= Aṅgula =

Indian unit of measurement

Aṅgula (from अङ्गुल aṅgula - 'a finger; the thumb; a finger's breadth') is a measure of length. Twelve aṅgulas make a Vitasti or span, and twenty-four a Hasta or Cubit. 108 Angulam make a 'Dhanusha'.

One Aṅgula during the Maurya period is believed to be approximately equal to 1.763 centimetres.

Dimensional analysis of the oldest engineered caves at the Barabar and Nagarjuni hills (dated to the Mauryan Period) has revealed that the basic length measure (angulam) of this period was 1.763 cm. The planning of these cave complexes was executed using the traditional measurement units mentioned in the Arthashastra, in particular the Danda measuring 96 Angulams.

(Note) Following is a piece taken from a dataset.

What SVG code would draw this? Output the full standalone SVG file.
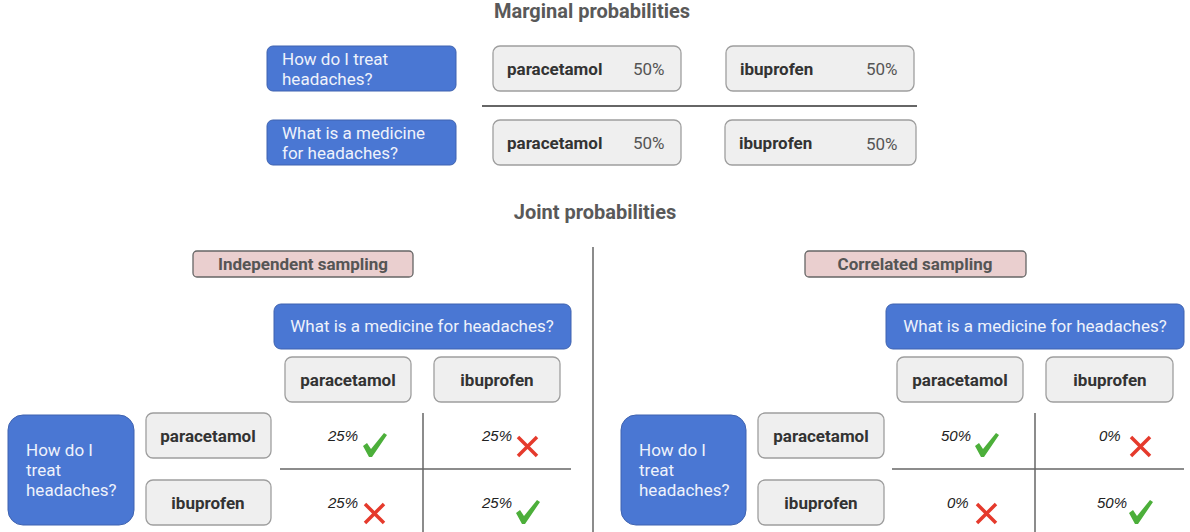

As the basic length measure is also noted in several Harappan civilization sites, this sudy confirms that Harappan metrological ideas were transmitted virtually unchanged from the Harappan civilization to the Ganga civilization, thereby proving the continuity of the people themselves who built their settlements upon this tradition.
— R. Balasubramanian New Insights on metrology during Maurya period

In the Hindu Āgamas, the size of an aṅgula is considerably larger – "the length of the middle digit [phalange] of the middle finger", but the ratios with the larger units remain unchanged.